The leader of Angola’s largest opposition party said yesterday that people had been forced to vote against their wishes in the country’s parliamentary election and he was contesting the results.
Preliminary returns from the poll showed the ruling Popular Movement for the Liberation of Angola (MPLA) headed for a landslide victory.
But the controversy threatens to shatter the fragile political stability that has existed since the end of Angola’s civil war in 2002.
PHOTO: AFP
“There are people that were instructed, who were forced to vote, [for] a particular party. I wonder how this election was free,” UNITA leader Isaias Samakuva said in an interview on South Africa’s SAfm radio yesterday, apparently refering to the MPLA.
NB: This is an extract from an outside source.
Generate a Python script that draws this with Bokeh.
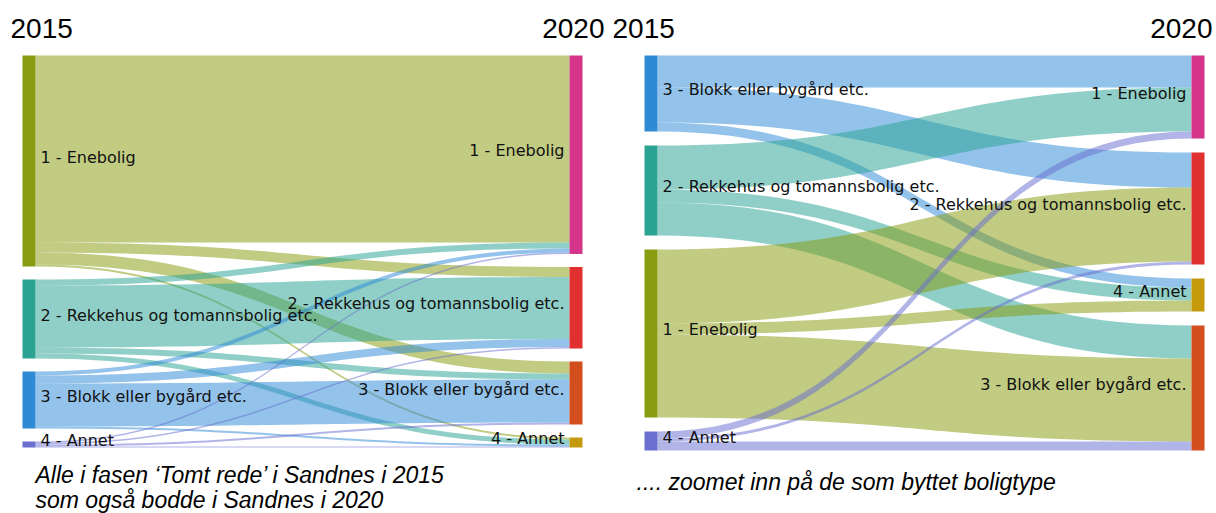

Samakuva said earlier that the two-day vote had been badly flawed, with polling stations opening late or not at all and officials failing to properly confirm the identify of voters on registration lists.
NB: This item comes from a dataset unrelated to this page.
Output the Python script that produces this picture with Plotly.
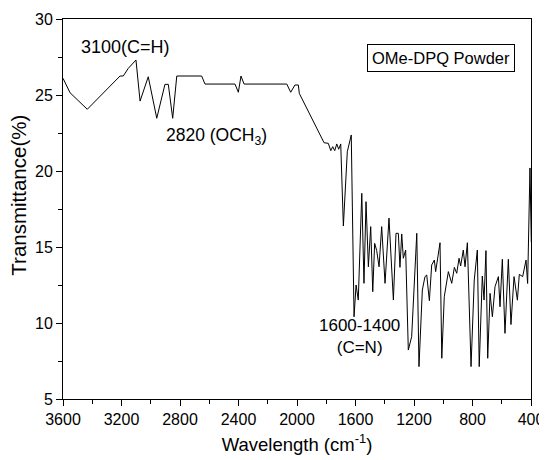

Voting began on Friday but was extended into Saturday because of delays and confusion at polling stations in Luanda Province, home to 21 percent of Angola’s 8.3 million voters.
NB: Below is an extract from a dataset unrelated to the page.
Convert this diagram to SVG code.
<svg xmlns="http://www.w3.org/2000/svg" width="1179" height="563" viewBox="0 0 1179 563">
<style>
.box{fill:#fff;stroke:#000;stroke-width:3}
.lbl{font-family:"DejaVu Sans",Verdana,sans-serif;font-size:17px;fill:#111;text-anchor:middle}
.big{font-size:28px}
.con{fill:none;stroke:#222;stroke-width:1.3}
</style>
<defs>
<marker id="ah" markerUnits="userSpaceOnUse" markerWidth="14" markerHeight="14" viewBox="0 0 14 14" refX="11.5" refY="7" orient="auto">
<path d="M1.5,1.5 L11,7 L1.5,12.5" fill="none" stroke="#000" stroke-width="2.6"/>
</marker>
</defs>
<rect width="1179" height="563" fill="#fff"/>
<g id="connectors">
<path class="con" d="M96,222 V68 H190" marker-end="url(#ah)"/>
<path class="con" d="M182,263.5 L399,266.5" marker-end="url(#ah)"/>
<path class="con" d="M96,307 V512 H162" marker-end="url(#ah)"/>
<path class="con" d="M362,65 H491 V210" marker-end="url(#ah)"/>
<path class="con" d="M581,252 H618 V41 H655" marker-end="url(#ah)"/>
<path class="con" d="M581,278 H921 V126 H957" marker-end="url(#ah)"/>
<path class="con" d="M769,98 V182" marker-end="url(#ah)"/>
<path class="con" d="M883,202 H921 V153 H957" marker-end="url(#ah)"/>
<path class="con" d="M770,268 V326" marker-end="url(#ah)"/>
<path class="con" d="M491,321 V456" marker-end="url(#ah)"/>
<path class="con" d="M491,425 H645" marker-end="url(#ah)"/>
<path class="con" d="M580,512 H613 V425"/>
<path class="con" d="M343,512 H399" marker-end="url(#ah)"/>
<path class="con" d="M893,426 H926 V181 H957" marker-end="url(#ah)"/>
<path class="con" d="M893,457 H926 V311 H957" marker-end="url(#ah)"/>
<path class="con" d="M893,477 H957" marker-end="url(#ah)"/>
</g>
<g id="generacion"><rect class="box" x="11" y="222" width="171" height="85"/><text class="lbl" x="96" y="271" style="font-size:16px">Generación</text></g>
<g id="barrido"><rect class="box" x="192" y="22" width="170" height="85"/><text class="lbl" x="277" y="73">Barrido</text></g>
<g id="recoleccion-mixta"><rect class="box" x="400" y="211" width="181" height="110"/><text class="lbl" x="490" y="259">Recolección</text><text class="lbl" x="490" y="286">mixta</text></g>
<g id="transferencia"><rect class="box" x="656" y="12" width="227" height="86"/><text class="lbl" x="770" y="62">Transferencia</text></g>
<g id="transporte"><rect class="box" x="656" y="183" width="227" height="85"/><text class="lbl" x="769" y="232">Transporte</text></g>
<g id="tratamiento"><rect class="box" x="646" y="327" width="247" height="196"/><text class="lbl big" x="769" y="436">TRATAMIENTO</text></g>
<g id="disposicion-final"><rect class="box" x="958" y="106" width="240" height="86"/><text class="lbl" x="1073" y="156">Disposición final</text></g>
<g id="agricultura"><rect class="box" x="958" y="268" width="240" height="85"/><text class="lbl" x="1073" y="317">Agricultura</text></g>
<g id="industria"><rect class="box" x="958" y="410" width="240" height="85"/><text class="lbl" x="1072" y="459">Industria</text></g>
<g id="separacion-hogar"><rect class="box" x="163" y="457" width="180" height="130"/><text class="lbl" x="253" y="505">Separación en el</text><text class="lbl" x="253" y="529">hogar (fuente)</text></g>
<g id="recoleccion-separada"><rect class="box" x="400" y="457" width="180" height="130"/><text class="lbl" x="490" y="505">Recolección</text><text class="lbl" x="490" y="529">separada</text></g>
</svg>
The government has denied any electoral wrongdoing, while admitting there had been administrative glitches in some areas.
Preliminary results, based on slightly more than two-thirds of the vote, show the MPLA with about 82 percent of the national vote versus 10.5 percent for UNITA and leading in all 18 provinces.
Asked what course of action UNITA, a former rebel movement, would take if Angola’s electoral commission let the results stand, Samakuva said: “We will take the steps correspondent to the action from the National Electoral Commission.”
Smaller parties have also voiced their disapproval with the electoral process. The new Party for Social Renovation President Eduardo Kuangana — whose party is coming in at third in most provinces — told Portuguese news agency LUSA that the process was “not transparent and was corrupted from the beginning.
The international community has been watching the vote closely after tarnished elections in Zimbabwe and Kenya, hoping that the former Portuguese colony would defy its own history and emerge from the election with political consensus.
Luanda touted the ballot as a showcase for its recovery from the war and hoped that it would spur foreign investment for its booming economy. Angola rivals Nigeria as sub-Saharan Africa’s biggest oil producer.